We pay more for milk at 7-11 than we'll pay at the grocery store and the same goes for content. The promise of digital is instant gratification and leaders in content click through like Apple and Amazon demonstrate excellence at making the content not only easy to find but super easy to buy – store your credit card in advance, just click once and you are reading, listening to or watching your desired content within seconds.
The first four areas above focus on how to increase the perceived value of your content to the customer. Naturally this has to be weighed against the price. One way that some content providers have done well is to offer a fantastic "deal" on content. Certainly Netflix for $7.99 a month is an amazing deal as is Pandora for $3.99 a month.
Parents may be willing to pay $12.99 for "How to Get Your Learning-Disabled Child into Harvard" but will they pay $39.99? Actually, that's hard to say. It depends on how "high value" the problem is that they are trying to solve and how much you have differentiated your content offering. You want to be sure not to price yourself out of the range most people will be willing to pay for a given piece of content.
On the other hand, if you have truly differentiated content-- niche, credible content that solves an important problem-- you may be able to charge more than you think. Companies like Forrester and Gartner sell 25 page PDF documents for several thousand dollars. Many companies like David DeAngelo's "Double your Dating" sell online learning "courses" for prices ranging from several hundred to several thousand dollars. Often these courses contain many documents and video or audio files; however if you add it all up, the amount of content may not actually exceed what is included in a 300 page trade book. It's just packaged differently.
If you have truly differentiated content – niche, credible content that solves an important problem-- you may be able to charge more than you think.

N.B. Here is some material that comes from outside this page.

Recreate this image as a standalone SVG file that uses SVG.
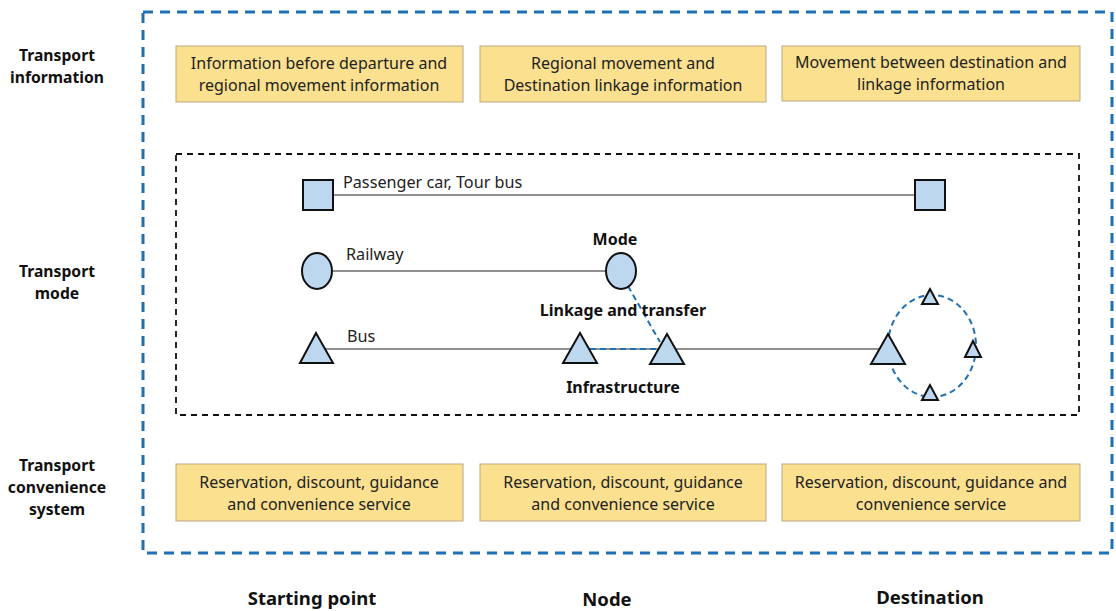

We've even seen a number of counterintuitive cases where higher prices drove more sales. Amazon shoppers sometimes don’t "trust" a book priced at five dollars and prefer a book at fourteen dollars on the same topic because they assume it’s more professional. We've even seen e-courses marketed at $99 whose unit sales went up when the price was raised to $399. The psychology of price can be surprising and it’s very much worth testing different approaches to find the optimal one for your content and audience.

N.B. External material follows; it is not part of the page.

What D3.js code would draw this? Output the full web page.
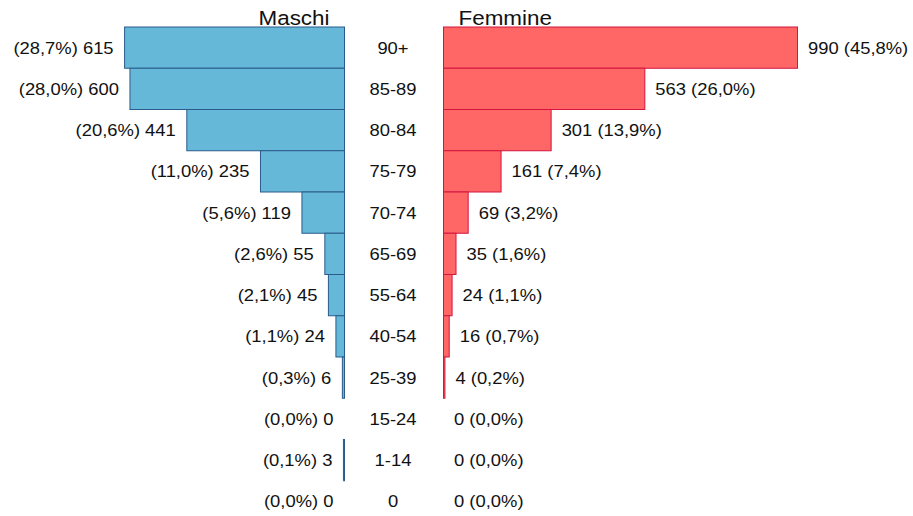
<!DOCTYPE html>
<html>
<head>
<meta charset="utf-8">
<script src="https://d3js.org/d3.v7.min.js"></script>
<style>
  body { margin: 0; background: #fff; }
  text { font-family: "Liberation Sans", Arial, sans-serif; fill: #111; }
</style>
</head>
<body>
<div id="chart"></div>
<script>
// age classes, from oldest (top) to youngest (bottom)
var ageClasses = ["90+", "85-89", "80-84", "75-79", "70-74", "65-69", "55-64", "40-54", "25-39", "15-24", "1-14", "0"];
var maschi  = [615, 600, 441, 235, 119, 55, 45, 24, 6, 0, 3, 0];
var femmine = [990, 563, 301, 161, 69, 35, 24, 16, 4, 0, 0, 0];
var seriesNames = ["Maschi", "Femmine"];

var W = 913, H = 516;
var leftEdge = 344.5, rightEdge = 443.5, midX = 393;
var stretch = 1.15;

var svg = d3.select("#chart").append("svg")
    .attr("width", W).attr("height", H);

var y = d3.scaleBand()
    .domain(ageClasses)
    .range([27, 27 + 41.25 * ageClasses.length])
    .padding(0);

var maxV = d3.max(maschi.concat(femmine));
var x = d3.scaleLinear().domain([0, maxV]).range([0, 354]);

var it = d3.formatLocale({decimal: ",", thousands: ".", grouping: [3], currency: ["", "€"]});
var pct = it.format(".1f");
var totM = d3.sum(maschi), totF = d3.sum(femmine);

var rows = ageClasses.map(function(a, i) {
  return {age: a, m: maschi[i], f: femmine[i]};
});

// left bars (Maschi)
svg.append("g").selectAll("rect")
  .data(rows).enter().append("rect")
    .attr("x", function(d) { return leftEdge - x(d.m); })
    .attr("y", function(d) { return y(d.age); })
    .attr("width", function(d) { return x(d.m); })
    .attr("height", y.bandwidth())
    .attr("fill", "#66b8d8")
    .attr("stroke", "#2a5b8c")
    .attr("stroke-width", 1);

// right bars (Femmine)
svg.append("g").selectAll("rect")
  .data(rows).enter().append("rect")
    .attr("x", rightEdge)
    .attr("y", function(d) { return y(d.age); })
    .attr("width", function(d) { return x(d.f); })
    .attr("height", y.bandwidth())
    .attr("fill", "#ff6666")
    .attr("stroke", "#d3153f")
    .attr("stroke-width", 1);

function place(xx, yy) {
  return "translate(" + xx + "," + yy + ") scale(" + stretch + ",1)";
}
function cy(d) { return y(d.age) + y.bandwidth() / 2 + 6; }

// left value labels
svg.append("g").selectAll("text")
  .data(rows).enter().append("text")
    .attr("transform", function(d) { return place(leftEdge - x(d.m) - 11, cy(d)); })
    .attr("text-anchor", "end")
    .style("font-size", "16px")
    .text(function(d) { return "(" + pct(d.m * 100 / totM) + "%) " + d.m; });

// right value labels
svg.append("g").selectAll("text")
  .data(rows).enter().append("text")
    .attr("transform", function(d) { return place(rightEdge + x(d.f) + 10.5, cy(d)); })
    .attr("text-anchor", "start")
    .style("font-size", "16px")
    .text(function(d) { return d.f + " (" + pct(d.f * 100 / totF) + "%)"; });

// age class labels
svg.append("g").selectAll("text")
  .data(rows).enter().append("text")
    .attr("transform", function(d) { return place(midX, cy(d)); })
    .attr("text-anchor", "middle")
    .style("font-size", "16px")
    .text(function(d) { return d.age; });

// titles
svg.append("text")
    .attr("transform", place(leftEdge - 15, 25))
    .attr("text-anchor", "end")
    .style("font-size", "19.5px")
    .text(seriesNames[0]);
svg.append("text")
    .attr("transform", place(rightEdge + 15, 25))
    .attr("text-anchor", "start")
    .style("font-size", "19.5px")
    .text(seriesNames[1]);
</script>
</body>
</html>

To sum it all up: to get more customers to pay for content, seek opportunities to both add value to your product by making it more findable, credible, specific and convenient -- and then be sure that the consumer knows about these benefits. Then experiment with different pricing and packaging models, using successful existing paradigms as inspiration. Be prepared for some trial and error, but with patience and creativity you can find your way to new models and approaches that will get your customers to reach for those credit cards.